CLASSIFICATION OF VERBS

Verbs can be classified on the semantic and grammatical grounds. At the 1st stage we may divide all the verbs into notional and functional verbs. Notional verbs have a lexical meaning of their own and in a sentence they can form a predicate taken alone. These verbs can be distributed into a number of semantic groups: verbs of sense perception (to hear, to smell, to taste); verbs of mental ability (to guess, to presume, to think); verbs of motion (to walk, to move); verbs of speech (to chat; to speak); verbs of possession (to belong, to own); etc.

Function verbs are subdivided into modal verbs; link verbs and auxiliary verbs. These verbs do not name any definite action and they may be completely devoid of the lexical meaning of their own like auxiliaries or if they have a shade of meaning it is very specific like in modal verbs.

Modal verbs make part of the compound predicate and the show whether the action expressed by the following infinitive is obligatory, possible, probable, recommended for the doer which is expressed by the subject.


 

24.02.11

Function verbs. Link verbs.

They make the 1st part of compound nominal predicate which doesn’t name any action but describe the subject of a sentence ascribing different qualities to it.

E.G. Mary is: a girl, is 20, is my sister.

The link verb describes the person, number and tense.

According to their meanings function verbs are subdivided into 2 groups.

The verbs of the 1st group are called the verbs of being. The show that subject of a sentence is in a certain state. Here belong: to be, to remain, to keep, to feel, to continue, to stand, to lie.

Link verbs are followed by adjectives. The girl stood motionless. I feel unhappy.

The verbs: to smell, to taste, to sound are also included into this group, because they are followed by adjectives: the music sounds sad; the roses smell delicious.

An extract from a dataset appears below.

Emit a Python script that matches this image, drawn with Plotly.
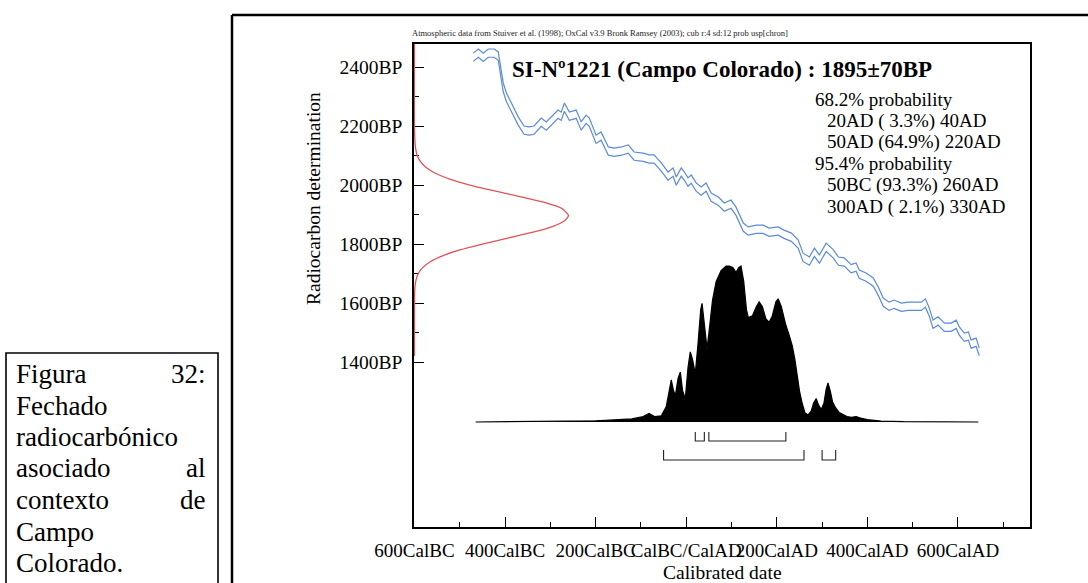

The verbs of the 2nd group are called the verbs of becoming: to grow, to get, to go, to fall: the girl turned pale; the mother grew old.

The verbs of the 3rd group are auxiliary verbs. They have no meaning of their own and used for pure grammatical purposes to derive questions, negations, analytical forms: they have returned home.

One and the same verb can be used for different purposes. He has 3 children – notional verb used to possess. In the sentence: has he done it – functional verb; he has to wait long – modal verb.

We may observe constant transitions from 1 class to another and 1 verb may be used for different purposes.